In this style, reason and arguments are secondary, for it's all about attacks on the person -- if you support ID, you lack integrity. Period. Since reputation and integrity means so much in science and academia, this effectively puts a taboo on anything that hints of ID. The message is this: "Taking ID seriously could be harmful to the health of your career, so banish these thoughts from your mind (or keep them to yourself), and fall into line."
That's right. Apparently, the entire scientific community takes its marching orders from review articles published in Biochemical Journal. I had no idea biochemists were so powerful. Heck, I had no idea that review articles were that powerful.
Luskin goes on to support his paranoid position by tacking on an email that he allegedly received from a "pro-ID Ph.D. research biologist" who "wished to remain anonymous". Here's part of that "letter":
The "review article" in question contains nothing of scientific merit. There are no interpretations of experimental results, no theories advanced, no biochemical concepts developed. There is no review of the current state of a particular scientific field, either. Instead, the review by Padian and Matzke is a one-sided retelling of a legal trial with some simplistic historical analysis and ersatz theology thrown in. The article conflates creationism and intelligent design, misrepresents the views of intelligent design scientists and the Discovery Institute, and engages in vicious character assassination. It is a blatant attempt to scare people away from intelligent design by proclaiming that "no one with scientific or philosophical integrity is going to take [ID] seriously in future."
A couple of quick points:
First, given the current state of Intelligent Design "research", it would be incredibly difficult (at best) to write a review article that focuses on ID and interprets experimental results. It's at least as hard to review the state of ID as a "scientific field". On the other hand, given the volume of material available, it's incredibly easy to review the state of ID as a religious and political exercise.

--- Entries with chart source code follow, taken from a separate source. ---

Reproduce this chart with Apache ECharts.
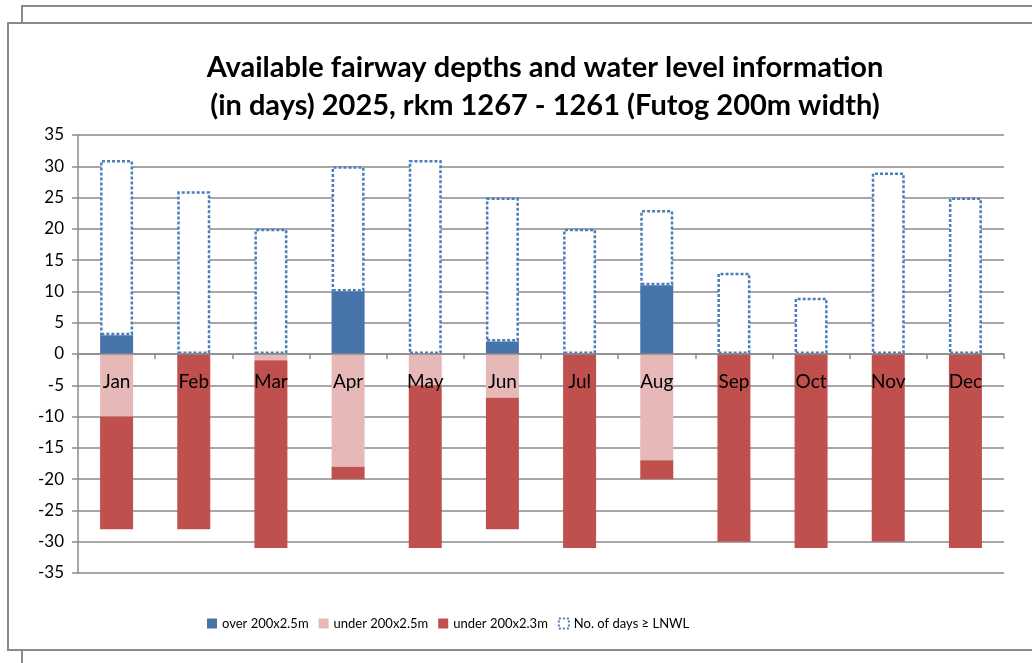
<!DOCTYPE html>
<html>
<head>
<meta charset="utf-8">
<script src="https://cdn.jsdelivr.net/npm/echarts@6/dist/echarts.min.js"></script>
<style>
html,body{margin:0;padding:0;background:#fff;}
#chart{width:1032px;height:663px;}
</style>
</head>
<body>
<div id="chart"></div>
<script>
var months = ['Jan','Feb','Mar','Apr','May','Jun','Jul','Aug','Sep','Oct','Nov','Dec'];
var over25 = [3, 0, 0, 10, 0, 2, 0, 11, 0, 0, 0, 0];
var under25 = [-10, 0, -1, -18, -5, -7, 0, -17, 0, 0, 0, 0];
var under23 = [-18, -28, -30, -2, -26, -21, -31, -3, -30, -31, -30, -31];
var lnwlDays = [31, 26, 20, 30, 31, 25, 20, 23, 13, 9, 29, 25];
var yTicks = { min: -35, max: 35, interval: 5 };

var lnwlRest = lnwlDays.map(function (v, i) { return v - over25[i]; });

var FONT = 'Lato';
var GRID = '#8a8a8a';
var GRID_TOP = 135, GRID_BOTTOM = 90, H = 663;
var plotH = H - GRID_TOP - GRID_BOTTOM;
var zeroOffset = -plotH * (0 - yTicks.min) / (yTicks.max - yTicks.min);

var chart = echarts.init(document.getElementById('chart'), null, { renderer: 'canvas' });
chart.setOption({
  backgroundColor: '#fff',
  animation: false,
  textStyle: { fontFamily: FONT },
  title: {
    text: 'Available fairway depths and water level information\n(in days) 2025, rkm 1267 - 1261 (Futog 200m width)',
    left: 540,
    textAlign: 'center',
    top: 44,
    textStyle: { fontFamily: FONT, fontSize: 29, fontWeight: 'bold', color: '#000', lineHeight: 38 }
  },
  graphic: [
    { type: 'rect', z: -100, shape: { x: 22, y: 6, width: 1040, height: 700 },
      style: { fill: '#fff', stroke: GRID, lineWidth: 2 } },
    { type: 'rect', z: -99, shape: { x: 8, y: 23, width: 1050, height: 627 },
      style: { fill: '#fff', stroke: GRID, lineWidth: 2 } }
  ],
  legend: {
    left: 202,
    top: 612,
    itemWidth: 10,
    itemHeight: 10,
    itemGap: 10,
    textStyle: { fontFamily: FONT, fontSize: 13, color: '#000' },
    data: [
      { name: 'over 200x2.5m', icon: 'rect' },
      { name: 'under 200x2.5m', icon: 'rect' },
      { name: 'under 200x2.3m', icon: 'rect' },
      { name: 'No. of days \u2265 LNWL', icon: 'rect',
        itemStyle: { color: '#fff', borderColor: '#4a7ebb', borderWidth: 2, borderType: [2, 2] } }
    ]
  },
  grid: { left: 78, right: 28, top: GRID_TOP, bottom: GRID_BOTTOM, containLabel: false },
  xAxis: {
    type: 'category',
    data: months,
    z: 10,
    offset: zeroOffset,
    axisLine: { onZero: false, lineStyle: { color: GRID, width: 1.5 } },
    axisTick: { show: true, length: 5, lineStyle: { color: GRID, width: 1.5 } },
    axisLabel: { fontFamily: FONT, fontSize: 19, color: '#000', margin: 18 },
    splitLine: { show: false }
  },
  yAxis: {
    type: 'value',
    min: yTicks.min,
    max: yTicks.max,
    interval: yTicks.interval,
    axisLine: { show: true, lineStyle: { color: GRID, width: 1.5 } },
    axisTick: { show: true, length: 6, inside: false, lineStyle: { color: GRID, width: 1.5 } },
    axisLabel: { fontFamily: FONT, fontSize: 17, color: '#000', margin: 14 },
    splitLine: { show: true, lineStyle: { color: GRID, width: 1.5 } }
  },
  series: [
    {
      name: 'over 200x2.5m', type: 'bar', stack: 'a', data: over25, barWidth: 33,
      itemStyle: { color: '#4674aa' }
    },
    {
      name: 'under 200x2.5m', type: 'bar', stack: 'a', data: under25, barWidth: 33,
      itemStyle: { color: '#e6b9b8' }
    },
    {
      name: 'under 200x2.3m', type: 'bar', stack: 'a', data: under23, barWidth: 33,
      itemStyle: { color: '#c0504d' }
    },
    {
      name: 'No. of days \u2265 LNWL', type: 'bar', stack: 'a', data: lnwlRest, barWidth: 33,
      itemStyle: { color: '#fff', borderColor: '#4a7ebb', borderWidth: 2.5, borderType: [3, 2] }
    }
  ]
});
</script>
</body>
</html>
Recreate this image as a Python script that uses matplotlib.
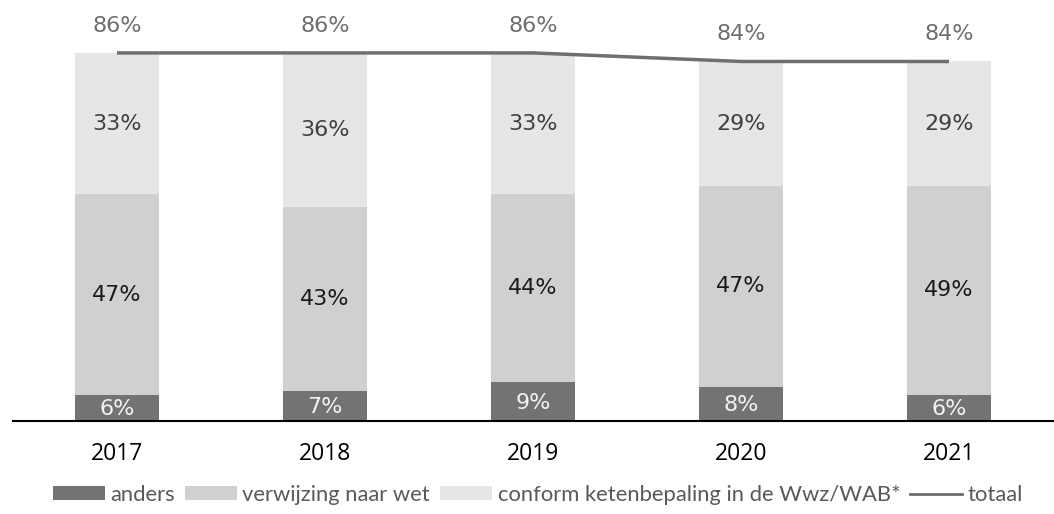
import matplotlib
matplotlib.use("Agg")
import matplotlib.pyplot as plt
from matplotlib.patches import Patch
from matplotlib.lines import Line2D
import numpy as np

years = ["2017", "2018", "2019", "2020", "2021"]
anders = [6, 7, 9, 8, 6]
verwijzing = [47, 43, 44, 47, 49]
conform = [33, 36, 33, 29, 29]
totaal = [86, 86, 86, 84, 84]

c_anders = "#737373"
c_verw = "#d0d0d0"
c_conf = "#e6e6e6"
c_line = "#6f6f6f"

W, H = 1054, 514
fig = plt.figure(figsize=(W / 100, H / 100), dpi=100)
ppu = 4.28
base_px = 421
top_val = 90
ax = fig.add_axes([13 / W, (H - base_px) / H, (1053 - 13) / W, top_val * ppu / H])

x = np.arange(len(years))
bw = 0.4
a = np.array(anders)
v = np.array(verwijzing)
c = np.array(conform)
ax.bar(x, a, bw, color=c_anders, linewidth=0)
ax.bar(x, v, bw, bottom=a, color=c_verw, linewidth=0)
ax.bar(x, c, bw, bottom=a + v, color=c_conf, linewidth=0)
ax.plot(x, totaal, color=c_line, linewidth=2.5, solid_capstyle="butt")

fs = 16
for i in range(len(years)):
    ax.text(x[i], a[i] / 2 - 0.3, f"{anders[i]}%", ha="center", va="center",
            fontsize=fs, color="#f2f2f2", family="DejaVu Sans")
    ax.text(x[i], a[i] + v[i] / 2, f"{verwijzing[i]}%", ha="center", va="center",
            fontsize=fs, color="#1a1a1a", family="DejaVu Sans")
    ax.text(x[i], a[i] + v[i] + c[i] / 2, f"{conform[i]}%", ha="center", va="center",
            fontsize=fs, color="#404040", family="DejaVu Sans")
    ax.text(x[i], totaal[i] + 6.4, f"{totaal[i]}%", ha="center", va="center",
            fontsize=fs, color="#6f6f6f", family="DejaVu Sans", clip_on=False)

ax.set_xlim(-0.5, 4.5)
ax.set_ylim(0, top_val)
for s in ["top", "right", "left"]:
    ax.spines[s].set_visible(False)
ax.spines["bottom"].set_color("#000000")
ax.spines["bottom"].set_linewidth(1.5)
ax.set_yticks([])
ax.set_xticks(x)
ax.set_xticklabels(years, fontsize=16.5, family="Open Sans", color="#000000")
ax.tick_params(axis="x", length=0, pad=15)

handles = [
    Patch(facecolor=c_anders, linewidth=0),
    Patch(facecolor=c_verw, linewidth=0),
    Patch(facecolor=c_conf, linewidth=0),
    Line2D([0], [0], color=c_line, linewidth=2),
]
labels = ["anders", "verwijzing naar wet", "conform ketenbepaling in de Wwz/WAB*", "totaal"]
leg = fig.legend(handles, labels, loc="center", bbox_to_anchor=(538 / W, 1 - 495 / H),
                 ncol=4, frameon=False, prop={"family": "Lato", "size": 15.8},
                 handlelength=2.35, handleheight=0.6, handletextpad=0.27,
                 columnspacing=0.45, labelcolor="#595959", borderpad=0)

fig.savefig("out.png", dpi=100)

Second, that's why ID has no credibility. The Discovery Institute has spent enormous amounts of time, money, and energy promoting ID and other anti-evolution canards before school boards, churches, and miscellaneous political entities. They haven't even pretended to do a similar amount of scientific research. They turned themselves into the public face of ID, and if there are actually pro-ID researchers out there, somewhere, in the wilderness, alone, doing scientific research, they have only the Discovery Institute to blame if they have a hard time getting anyone to take them seriously.
Oh, and crying about how the phrase "no one with scientific or philosophical integrity is going to take [DI or ID] seriously" is a mean, scary threat isn't going to help you get taken more seriously, either.